The picks-and-shovels of the agent economy.
If 2024 was the year of the foundation model and 2025 was the year of the demo, 2026 is the year someone finally asks the obvious question: where, exactly, do agents learn to do the work?
Fleet's answer is unglamorous and very lucrative. Agents learn the way humans do - by repetition, by feedback, by being wrong inside a room where being wrong is cheap. Fleet builds the room. The room looks like Excel. Or Salesforce. Or whatever software your team actually uses on Wednesdays. Inside that room, models can fail at a million tickets before they ever touch a real one.
The customer list reads like the guest list of an AI dinner party: frontier labs, hyperscalers, large enterprises that have noticed their existing data is not enough. They don't want a chatbot. They want an agent that arrives on day one already fluent in the company's stack.
Numbers that matter.
Nicolai Ouporov has a thesis about work.
Nic Ouporov, co-founder and CEO, is the kind of person who can describe the labor market and a reinforcement-learning loop in the same sentence and have both make sense. His thesis is simple, and he says it often: humanity is moving from doing work to directing it. Soon every person will be a manager. The catch is that the new hires will be agents, and the agents will need training.
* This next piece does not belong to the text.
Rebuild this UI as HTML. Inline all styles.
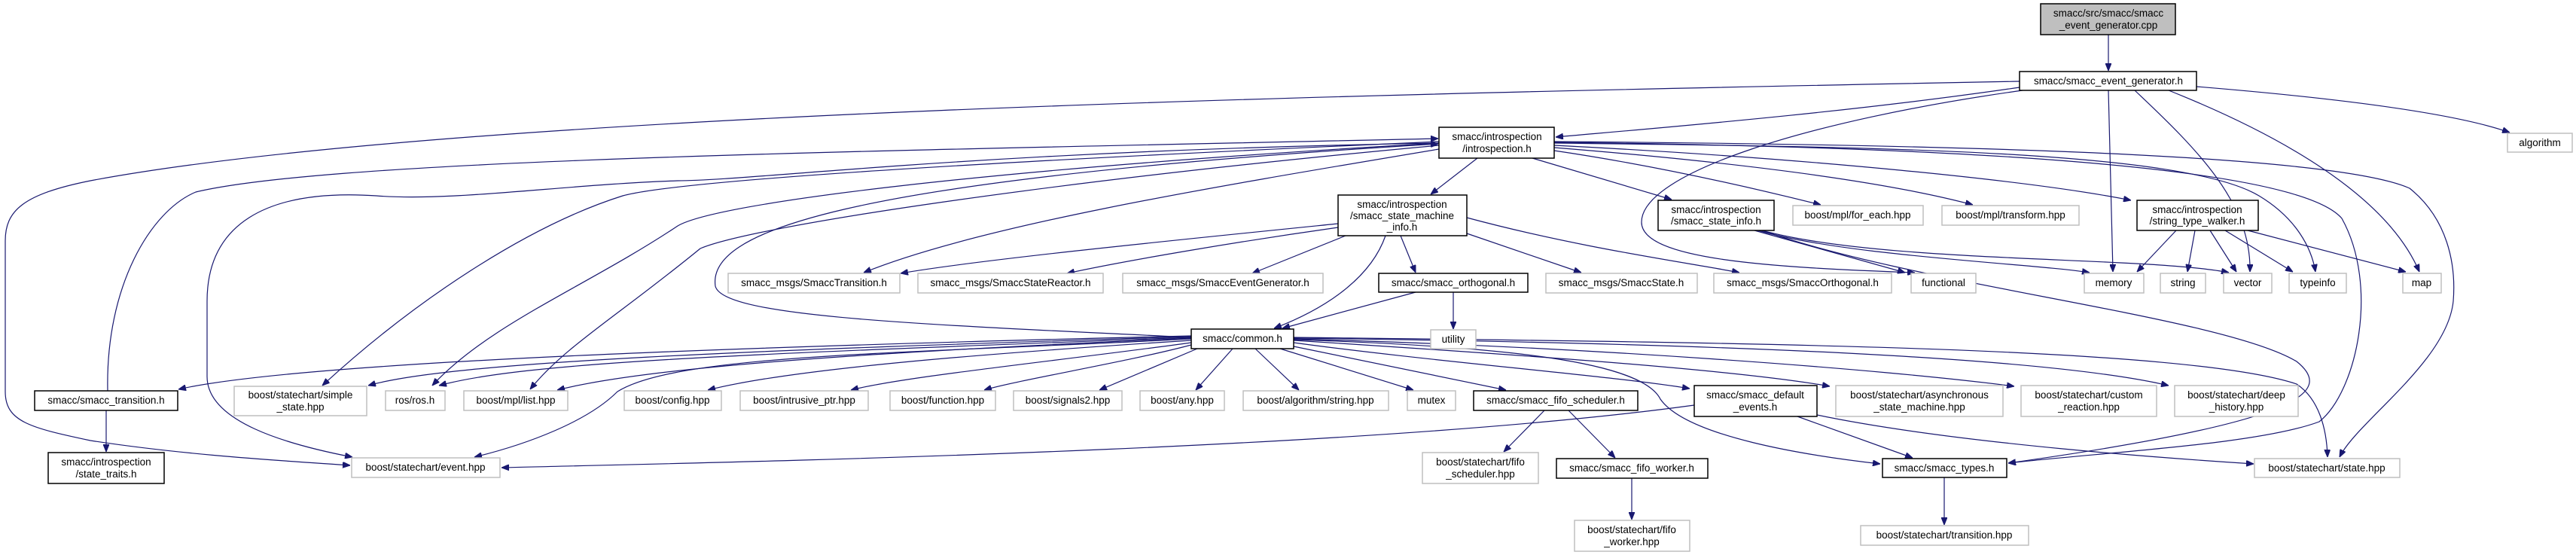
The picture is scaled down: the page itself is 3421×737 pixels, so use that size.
<!DOCTYPE html>
<html><head><meta charset="utf-8"><style>
html,body{margin:0;padding:0;background:#fff}
svg{display:block}
text{font-family:"Liberation Sans",sans-serif;font-size:13.5px;fill:#000;text-anchor:middle}
.b{fill:#fff;stroke:#000;stroke-width:1.5}
.g{fill:#fff;stroke:#bfbfbf;stroke-width:1.5}
.r{fill:#bfbfbf;stroke:#000;stroke-width:1.5}
path.e{fill:none;stroke:#191970;stroke-width:1.2}
</style></head><body>
<svg width="3421" height="737" viewBox="0 0 3421 737" xmlns="http://www.w3.org/2000/svg">
<defs><marker id="a" markerWidth="10" markerHeight="8" refX="10" refY="4" orient="auto" markerUnits="userSpaceOnUse"><path d="M0,0 L10,4 L0,8 z" fill="#191970" stroke="#191970"/></marker></defs>
<g marker-end="url(#a)">
<path class="e" d="M2800,46 L2800,94"/>
<path class="e" d="M2682,116 C2450,150 2200,170 2066,182"/>
<path class="e" d="M2682,108 C1800,125 600,150 120,240 C30,258 7,280 7,320 L7,520 C7,560 40,568 120,585 C250,605 380,612 465,618"/>
<path class="e" d="M2686,120 C2400,160 2180,230 2180,295 C2180,345 2350,355 2543,362"/>
<path class="e" d="M2800,120 L2806,361"/>
<path class="e" d="M2835,120 C2920,200 2990,270 2988,361"/>
<path class="e" d="M2880,120 C3030,180 3170,260 3213,361"/>
<path class="e" d="M2917,115 C3100,130 3260,150 3333,176"/>
<path class="e" d="M1962,210 L1900,258"/>
<path class="e" d="M2035,210 L2220,265"/>
<path class="e" d="M2064,200 C2200,220 2330,250 2418,272"/>
<path class="e" d="M2064,196 C2300,215 2500,240 2620,272"/>
<path class="e" d="M2064,193 C2400,210 2700,240 2830,266"/>
<path class="e" d="M2064,190 C2500,195 2900,200 3000,260 C3050,290 3070,330 3075,361"/>
<path class="e" d="M2064,189 C2600,195 3050,220 3110,290 C3160,380 3130,520 3080,560 C3000,590 2800,600 2667,615"/>
<path class="e" d="M2064,188 C2600,192 3100,205 3200,250 C3250,290 3262,350 3258,400 C3250,480 3130,560 3107,607"/>
<path class="e" d="M1911,198 C1600,250 1300,300 1147,362"/>
<path class="e" d="M1911,188 C1300,215 900,240 827,260 C700,300 550,400 428,512"/>
<path class="e" d="M1911,190 C1300,225 950,270 900,300 C780,380 650,430 574,512"/>
<path class="e" d="M1911,193 C1400,240 1000,300 930,330 C820,420 750,460 704,517"/>
<path class="e" d="M143,519 C140,380 200,280 260,255 C450,210 1200,200 1910,184"/>
<path class="e" d="M1911,190 C1300,200 1000,240 900,240 C750,245 600,268 500,260 C350,250 275,300 275,400 L275,500 C275,560 380,590 468,607"/>
<path class="e" d="M1582,448 C1200,430 960,420 950,380 C940,310 1100,240 1910,191"/>
<path class="e" d="M1777,297 C1550,320 1300,345 1196,363"/>
<path class="e" d="M1777,302 C1650,320 1500,345 1417,363"/>
<path class="e" d="M1787,313 L1663,363"/>
<path class="e" d="M1860,313 L1880,362"/>
<path class="e" d="M1948,310 L2100,362"/>
<path class="e" d="M1948,289 C2100,330 2250,350 2310,362"/>
<path class="e" d="M1840,313 C1820,370 1760,410 1692,436"/>
<path class="e" d="M1880,388 L1703,436"/>
<path class="e" d="M1930,388 L1930,437"/>
<path class="e" d="M2330,306 L2530,362"/>
<path class="e" d="M2335,306 C2450,340 2700,350 2775,362"/>
<path class="e" d="M2340,306 C2500,350 2850,340 2960,362"/>
<path class="e" d="M2340,306 C2550,380 2950,420 3050,480 C3100,520 3060,560 2667,615"/>
<path class="e" d="M2890,306 L2838,361"/>
<path class="e" d="M2915,306 L2905,361"/>
<path class="e" d="M2935,306 L2970,361"/>
<path class="e" d="M2955,306 L3045,361"/>
<path class="e" d="M2985,306 L3195,361"/>
<path class="e" d="M1582,446 C1000,460 400,480 237,517"/>
<path class="e" d="M1582,447 C1000,465 600,480 489,512"/>
<path class="e" d="M1582,448 C1000,470 700,480 583,512"/>
<path class="e" d="M1582,449 C1100,470 850,490 740,518"/>
<path class="e" d="M1582,450 C1200,470 900,470 820,520 C780,560 700,590 630,607"/>
<path class="e" d="M1582,452 C1300,470 1050,490 940,518"/>
<path class="e" d="M1582,455 C1400,480 1200,500 1130,518"/>
<path class="e" d="M1582,458 C1500,480 1350,505 1307,518"/>
<path class="e" d="M1590,463 L1460,518"/>
<path class="e" d="M1637,463 L1588,518"/>
<path class="e" d="M1667,463 L1725,518"/>
<path class="e" d="M1700,463 L1877,518"/>
<path class="e" d="M1718,460 L2000,518"/>
<path class="e" d="M1718,455 C1900,480 2150,500 2244,516"/>
<path class="e" d="M1718,452 C2000,470 2300,490 2430,513"/>
<path class="e" d="M1718,450 C2100,460 2500,490 2675,513"/>
<path class="e" d="M1718,449 C2200,455 2700,470 2880,512"/>
<path class="e" d="M1718,451 C2000,460 2180,480 2205,530 C2240,580 2400,605 2497,616"/>
<path class="e" d="M1718,448 C2300,455 2900,460 3050,510 C3080,530 3090,570 3091,607"/>
<path class="e" d="M2250,538 C1800,600 900,615 666,621"/>
<path class="e" d="M2387,553 L2540,608"/>
<path class="e" d="M2413,551 C2600,590 2900,610 2993,616"/>
<path class="e" d="M2051,545 L1997,600"/>
<path class="e" d="M2083,545 L2145,608"/>
<path class="e" d="M2167,635 L2167,690"/>
<path class="e" d="M2582,634 L2582,697"/>
<path class="e" d="M141,545 L141,600"/>
</g>

<rect class="r" x="2710" y="5" width="179" height="41"/><text x="2800" y="22">smacc/src/smacc/smacc</text><text x="2800" y="38">_event_generator.cpp</text>
<rect class="b" x="2682" y="95" width="235" height="25"/><text x="2800" y="112">smacc/smacc_event_generator.h</text>
<rect class="b" x="1911" y="169" width="153" height="41"/><text x="1988" y="186">smacc/introspection</text><text x="1988" y="202">/introspection.h</text>
<rect class="g" x="3330" y="177" width="86" height="25"/><text x="3373" y="194">algorithm</text>
<rect class="b" x="1777" y="259" width="171" height="54"/><text x="1862" y="276">smacc/introspection</text><text x="1862" y="291">/smacc_state_machine</text><text x="1862" y="306">_info.h</text>
<rect class="b" x="2202" y="266" width="154" height="40"/><text x="2279" y="283">smacc/introspection</text><text x="2279" y="298">/smacc_state_info.h</text>
<rect class="g" x="2381" y="273" width="173" height="26"/><text x="2467" y="290">boost/mpl/for_each.hpp</text>
<rect class="g" x="2579" y="273" width="182" height="26"/><text x="2670" y="290">boost/mpl/transform.hpp</text>
<rect class="b" x="2838" y="266" width="161" height="40"/><text x="2918" y="283">smacc/introspection</text><text x="2918" y="298">/string_type_walker.h</text>
<rect class="g" x="967" y="363" width="228" height="26"/><text x="1081" y="380">smacc_msgs/SmaccTransition.h</text>
<rect class="g" x="1219" y="363" width="246" height="26"/><text x="1342" y="380">smacc_msgs/SmaccStateReactor.h</text>
<rect class="g" x="1491" y="363" width="266" height="26"/><text x="1624" y="380">smacc_msgs/SmaccEventGenerator.h</text>
<rect class="b" x="1831" y="363" width="198" height="25"/><text x="1930" y="380">smacc/smacc_orthogonal.h</text>
<rect class="g" x="2053" y="363" width="201" height="26"/><text x="2153" y="380">smacc_msgs/SmaccState.h</text>
<rect class="g" x="2276" y="363" width="236" height="26"/><text x="2394" y="380">smacc_msgs/SmaccOrthogonal.h</text>
<rect class="g" x="2538" y="363" width="86" height="26"/><text x="2581" y="380">functional</text>
<rect class="g" x="2768" y="363" width="79" height="26"/><text x="2807" y="380">memory</text>
<rect class="g" x="2869" y="363" width="60" height="26"/><text x="2899" y="380">string</text>
<rect class="g" x="2953" y="363" width="64" height="26"/><text x="2985" y="380">vector</text>
<rect class="g" x="3040" y="363" width="76" height="26"/><text x="3078" y="380">typeinfo</text>
<rect class="g" x="3191" y="363" width="51" height="26"/><text x="3216" y="380">map</text>
<rect class="b" x="1582" y="437" width="136" height="26"/><text x="1650" y="454">smacc/common.h</text>
<rect class="g" x="1900" y="438" width="60" height="25"/><text x="1930" y="455">utility</text>
<rect class="b" x="46" y="519" width="190" height="26"/><text x="141" y="536">smacc/smacc_transition.h</text>
<rect class="g" x="311" y="513" width="176" height="39"/><text x="399" y="529">boost/statechart/simple</text><text x="399" y="545">_state.hpp</text>
<rect class="g" x="512" y="519" width="79" height="26"/><text x="551" y="536">ros/ros.h</text>
<rect class="g" x="616" y="519" width="138" height="26"/><text x="685" y="536">boost/mpl/list.hpp</text>
<rect class="g" x="829" y="519" width="129" height="26"/><text x="893" y="536">boost/config.hpp</text>
<rect class="g" x="983" y="519" width="170" height="26"/><text x="1068" y="536">boost/intrusive_ptr.hpp</text>
<rect class="g" x="1182" y="519" width="140" height="26"/><text x="1252" y="536">boost/function.hpp</text>
<rect class="g" x="1346" y="519" width="144" height="26"/><text x="1418" y="536">boost/signals2.hpp</text>
<rect class="g" x="1514" y="519" width="112" height="26"/><text x="1570" y="536">boost/any.hpp</text>
<rect class="g" x="1651" y="519" width="193" height="26"/><text x="1747" y="536">boost/algorithm/string.hpp</text>
<rect class="g" x="1869" y="519" width="64" height="26"/><text x="1901" y="536">mutex</text>
<rect class="b" x="1957" y="519" width="218" height="26"/><text x="2066" y="536">smacc/smacc_fifo_scheduler.h</text>
<rect class="b" x="2250" y="512" width="163" height="41"/><text x="2331" y="529">smacc/smacc_default</text><text x="2331" y="545">_events.h</text>
<rect class="g" x="2438" y="512" width="222" height="41"/><text x="2549" y="529">boost/statechart/asynchronous</text><text x="2549" y="545">_state_machine.hpp</text>
<rect class="g" x="2684" y="512" width="180" height="41"/><text x="2774" y="529">boost/statechart/custom</text><text x="2774" y="545">_reaction.hpp</text>
<rect class="g" x="2888" y="512" width="164" height="41"/><text x="2970" y="529">boost/statechart/deep</text><text x="2970" y="545">_history.hpp</text>
<rect class="b" x="64" y="601" width="154" height="41"/><text x="141" y="618">smacc/introspection</text><text x="141" y="634">/state_traits.h</text>
<rect class="g" x="467" y="608" width="197" height="26"/><text x="565" y="625">boost/statechart/event.hpp</text>
<rect class="g" x="1889" y="601" width="154" height="41"/><text x="1966" y="618">boost/statechart/fifo</text><text x="1966" y="634">_scheduler.hpp</text>
<rect class="b" x="2067" y="609" width="201" height="26"/><text x="2167" y="626">smacc/smacc_fifo_worker.h</text>
<rect class="b" x="2500" y="609" width="165" height="25"/><text x="2582" y="626">smacc/smacc_types.h</text>
<rect class="g" x="2994" y="609" width="193" height="25"/><text x="3090" y="626">boost/statechart/state.hpp</text>
<rect class="g" x="2471" y="698" width="223" height="26"/><text x="2582" y="715">boost/statechart/transition.hpp</text>
<rect class="g" x="2091" y="691" width="153" height="41"/><text x="2167" y="708">boost/statechart/fifo</text><text x="2167" y="724">_worker.hpp</text>
</svg>
</body></html>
The team he assembled looks less like a startup and more like a stage of "Ocean's Eleven" for AI: alumni of Anthropic, xAI, Meta Superintelligence, Essential AI, Contextual AI, Mercor, Docker, Citadel, Jane Street, Cruise. The Cruise alumni are the tell. Cruise spent years building simulators for self-driving cars before the cars ever drove themselves. Fleet is doing the same thing for software.
Three products. One bet.
Training Gyms
Faithful replicas of the software teams use - Salesforce, Excel, internal tools. Agents practice. Humans supervise. The reward signal is real because the environment is real.
RL Environments
Bespoke reinforcement-learning environments built for frontier labs, hyperscalers, and enterprises. The hard data that doesn't exist yet, manufactured to spec.
Drop-In Assistants
Agents who arrive at a customer already fluent in the customer's stack. Less "set me up" and more "ready, what's first."
How we got here.
Engineers, researchers, and artists.
Fleet describes the team as engineering-first, but the public bios mention researchers and artists, which is a small detail and a large signal. The product is, at root, a believable world. Building believable worlds is what artists do. Building them in code is what engineers do. Doing it at the granularity of real software is what researchers do.
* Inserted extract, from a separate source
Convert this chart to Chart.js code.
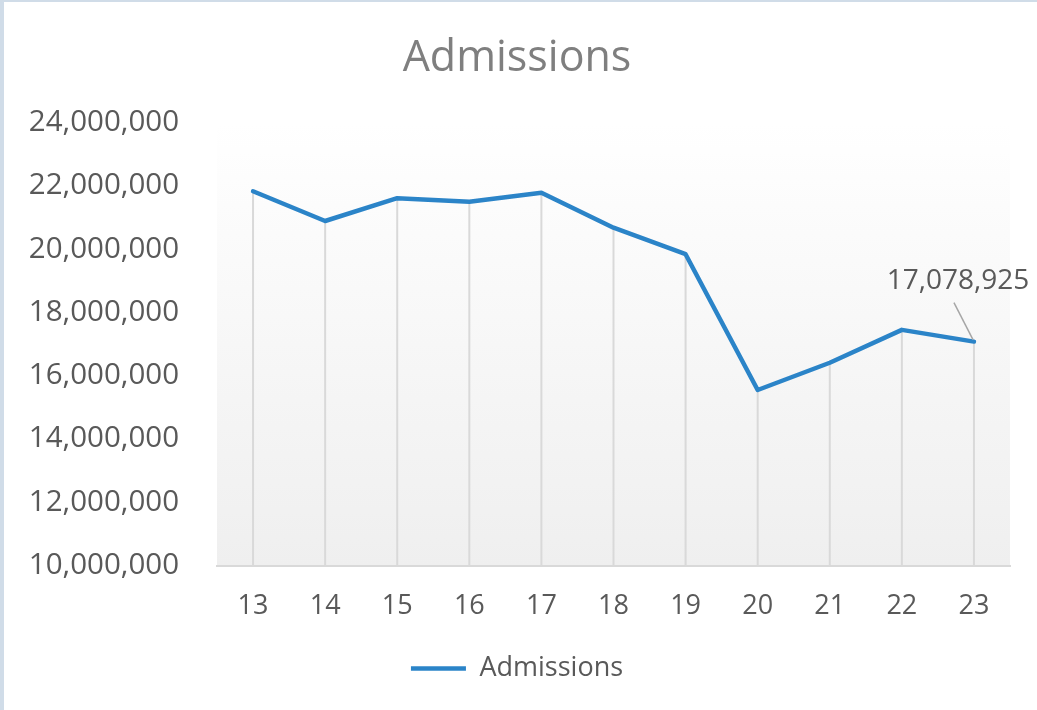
<!DOCTYPE html>
<html>
<head>
<meta charset="utf-8">
<script src="https://cdn.jsdelivr.net/npm/chart.js@4"></script>
<style>
  html, body { margin: 0; padding: 0; background: #fff; }
  #wrap {
    width: 1033px; height: 708px;
    border-left: 4px solid #d0dce8;
    border-top: 2px solid #d0dce8;
    position: relative;
  }
</style>
</head>
<body>
<div id="wrap"><canvas id="chart" width="1033" height="708"></canvas></div>
<script>
// data
const years = ['13', '14', '15', '16', '17', '18', '19', '20', '21', '22', '23'];
const admissions = [21830000, 20890000, 21610000, 21500000, 21780000, 20680000, 19840000, 15550000, 16410000, 17450000, 17078925];
const yTicks = [10000000, 12000000, 14000000, 16000000, 18000000, 20000000, 22000000, 24000000];

const FONT = "'Open Sans', sans-serif";
const lineBlue = '#2b84c8';

// soft grey fade behind the plot
const plotFill = {
  id: 'plotFill',
  beforeDraw(chart) {
    const { ctx, chartArea: a } = chart;
    const g = ctx.createLinearGradient(0, a.top, 0, a.bottom);
    g.addColorStop(0, '#ffffff');
    g.addColorStop(1, '#efefef');
    ctx.save();
    ctx.fillStyle = g;
    ctx.fillRect(a.left, a.top, a.right - a.left, a.bottom - a.top);
    ctx.restore();
  }
};

// drop lines from each point to the axis
const dropLines = {
  id: 'dropLines',
  beforeDatasetsDraw(chart) {
    const { ctx, chartArea: a } = chart;
    const pts = chart.getDatasetMeta(0).data;
    ctx.save();
    ctx.strokeStyle = '#d9d9d9';
    ctx.lineWidth = 2;
    pts.forEach(p => {
      ctx.beginPath();
      ctx.moveTo(p.x, p.y);
      ctx.lineTo(p.x, a.bottom);
      ctx.stroke();
    });
    ctx.restore();
  }
};

// value callout on the last point
const lastLabel = {
  id: 'lastLabel',
  afterDatasetsDraw(chart) {
    const { ctx } = chart;
    const pts = chart.getDatasetMeta(0).data;
    const i = pts.length - 1;
    const p = pts[i];
    ctx.save();
    ctx.strokeStyle = '#a6a6a6';
    ctx.lineWidth = 1.5;
    ctx.beginPath();
    ctx.moveTo(p.x - 20, p.y - 39);
    ctx.lineTo(p.x - 1, p.y - 2);
    ctx.stroke();
    ctx.fillStyle = '#595959';
    ctx.font = '28px ' + FONT;
    ctx.textAlign = 'center';
    ctx.textBaseline = 'middle';
    ctx.fillText(admissions[i].toLocaleString('en-US'), p.x - 16, p.y - 61);
    ctx.restore();
  }
};

new Chart(document.getElementById('chart'), {
  type: 'line',
  data: {
    labels: years,
    datasets: [{
      label: 'Admissions',
      data: admissions,
      borderColor: lineBlue,
      backgroundColor: lineBlue,
      borderWidth: 4.5,
      borderCapStyle: 'round',
      borderJoinStyle: 'round',
      pointRadius: 0,
      tension: 0
    }]
  },
  options: {
    responsive: false,
    animation: false,
    layout: { padding: { left: 20, right: 27, top: 0, bottom: 18 } },
    plugins: {
      title: {
        display: true,
        text: 'Admissions',
        color: '#7f7f7f',
        font: { family: FONT, size: 43, weight: 'normal' },
        padding: { top: 31, bottom: 38 }
      },
      legend: {
        position: 'bottom',
        labels: {
          color: '#595959',
          font: { family: FONT, size: 27 },
          usePointStyle: true,
          pointStyle: 'line',
          pointStyleWidth: 55,
          padding: 7
        }
      },
      tooltip: { enabled: false }
    },
    scales: {
      x: {
        offset: true,
        grid: { display: true, drawOnChartArea: false, drawTicks: false },
        border: { display: true, color: '#d9d9d9', width: 2 },
        ticks: { color: '#595959', font: { family: FONT, size: 27 }, padding: 25 }
      },
      y: {
        min: 10000000,
        max: 24000000,
        afterBuildTicks(scale) { scale.ticks = yTicks.map(v => ({ value: v })); },
        afterFit(scale) { scale.width = 193; },
        grid: { display: false },
        border: { display: false },
        ticks: {
          color: '#595959',
          font: { family: FONT, size: 29.5 },
          padding: 30,
          callback: v => Number(v).toLocaleString('en-US')
        }
      }
    }
  },
  plugins: [plotFill, dropLines, lastLabel]
});
</script>
</body>
</html>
The vibe, from the outside: quiet lab, loud customer base. Few interviews. No splashy launch video. The kind of company that lets the round speak first.
On camera.
It is 11:48 p.m. The pivot table works.
One floor up from the coffee shop, the AI updates the opportunity stage correctly. The parent record holds. The researcher writes a single line of feedback and the model takes the lesson home. Tomorrow, a different agent will fail in a different replica of a different piece of software, and someone will watch, and write another line.
The thing about gyms is that no one talks about them at the medal ceremony. You hear about the gold and you hear about the athlete, and you almost never hear about the room with the wooden floors. Fleet is fine with that. Their bet is that in a decade the most important sentence about modern work will be: the agents that do it were trained somewhere. And the somewhere will be a few floors above a coffee shop in New York, where a screen, mistaken for Salesforce, taught a generation of software workers how to work.